Instructions for the task
Find the word "matches" in the material below and gather every line that contains it.

Data shown
---

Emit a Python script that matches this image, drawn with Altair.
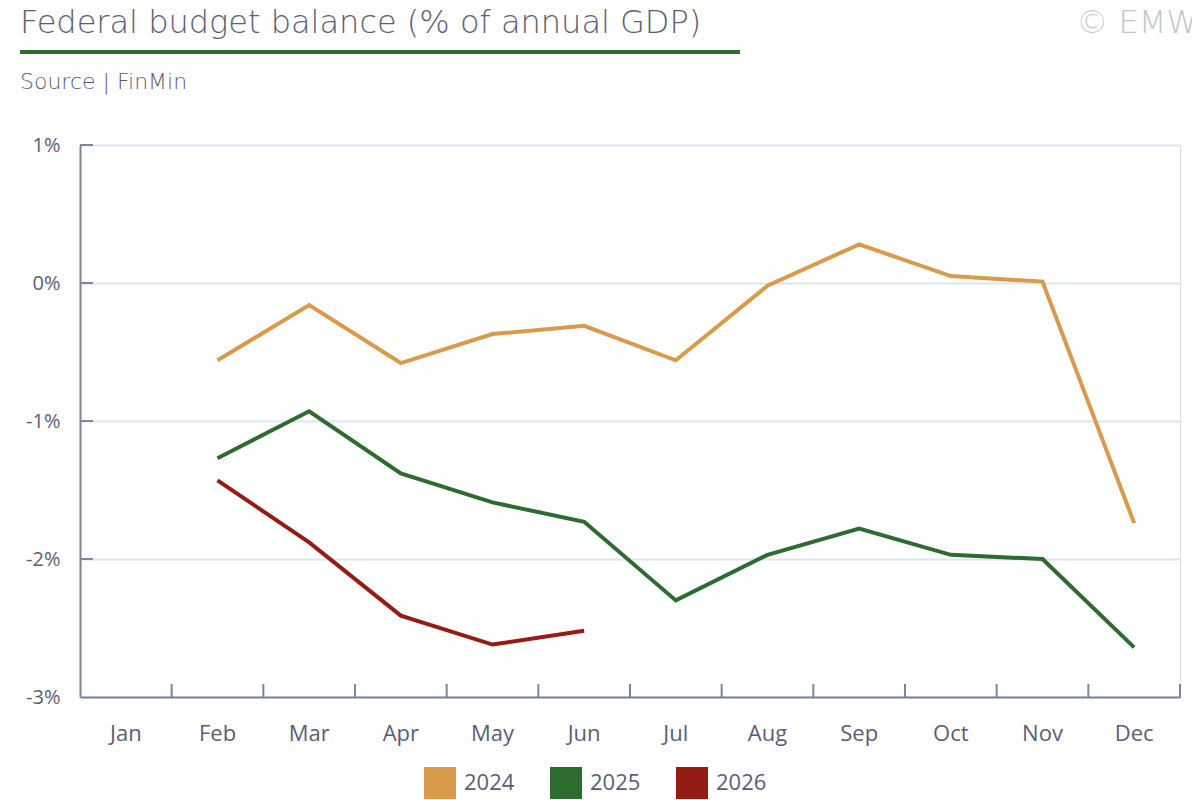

---

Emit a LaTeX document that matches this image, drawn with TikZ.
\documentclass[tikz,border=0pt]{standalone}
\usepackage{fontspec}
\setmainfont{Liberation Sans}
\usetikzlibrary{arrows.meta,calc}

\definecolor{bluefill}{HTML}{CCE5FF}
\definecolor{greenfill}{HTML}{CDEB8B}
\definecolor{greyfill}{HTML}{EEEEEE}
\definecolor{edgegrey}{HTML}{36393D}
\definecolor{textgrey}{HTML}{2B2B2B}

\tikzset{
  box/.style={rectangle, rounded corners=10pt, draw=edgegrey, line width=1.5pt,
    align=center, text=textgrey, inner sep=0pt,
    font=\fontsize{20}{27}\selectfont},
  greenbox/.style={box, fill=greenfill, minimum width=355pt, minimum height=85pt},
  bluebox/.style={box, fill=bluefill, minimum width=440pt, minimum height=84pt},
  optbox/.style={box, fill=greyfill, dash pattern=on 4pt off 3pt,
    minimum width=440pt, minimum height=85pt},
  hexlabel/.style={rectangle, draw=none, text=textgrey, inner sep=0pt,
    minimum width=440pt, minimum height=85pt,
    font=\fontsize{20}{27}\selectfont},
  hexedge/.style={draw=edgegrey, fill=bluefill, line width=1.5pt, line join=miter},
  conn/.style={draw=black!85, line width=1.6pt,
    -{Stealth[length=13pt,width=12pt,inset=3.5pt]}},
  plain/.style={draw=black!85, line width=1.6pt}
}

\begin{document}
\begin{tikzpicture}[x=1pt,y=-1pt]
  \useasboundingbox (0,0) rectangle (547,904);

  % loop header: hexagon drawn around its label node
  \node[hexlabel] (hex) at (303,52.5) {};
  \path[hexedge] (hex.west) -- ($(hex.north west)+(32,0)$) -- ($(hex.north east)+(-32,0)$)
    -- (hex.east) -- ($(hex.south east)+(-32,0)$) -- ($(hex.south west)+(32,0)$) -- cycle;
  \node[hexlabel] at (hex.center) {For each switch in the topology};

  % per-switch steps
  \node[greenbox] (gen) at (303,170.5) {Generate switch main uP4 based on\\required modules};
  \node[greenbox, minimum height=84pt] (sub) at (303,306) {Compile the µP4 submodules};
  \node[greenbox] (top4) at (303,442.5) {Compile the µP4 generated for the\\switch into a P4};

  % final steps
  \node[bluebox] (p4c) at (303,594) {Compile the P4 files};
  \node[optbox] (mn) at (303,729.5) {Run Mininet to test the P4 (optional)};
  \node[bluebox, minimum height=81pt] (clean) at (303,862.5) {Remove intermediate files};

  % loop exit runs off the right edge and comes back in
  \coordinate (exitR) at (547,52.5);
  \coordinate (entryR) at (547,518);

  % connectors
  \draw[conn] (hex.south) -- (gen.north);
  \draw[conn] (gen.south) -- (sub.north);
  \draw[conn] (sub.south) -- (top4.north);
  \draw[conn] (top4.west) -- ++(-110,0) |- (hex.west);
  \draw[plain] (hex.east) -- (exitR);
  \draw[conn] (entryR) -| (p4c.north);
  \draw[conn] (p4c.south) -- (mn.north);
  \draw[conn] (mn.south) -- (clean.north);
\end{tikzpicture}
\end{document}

---

Reply
Emit a Python script that matches this image, drawn with Altair.
Emit a LaTeX document that matches this image, drawn with TikZ.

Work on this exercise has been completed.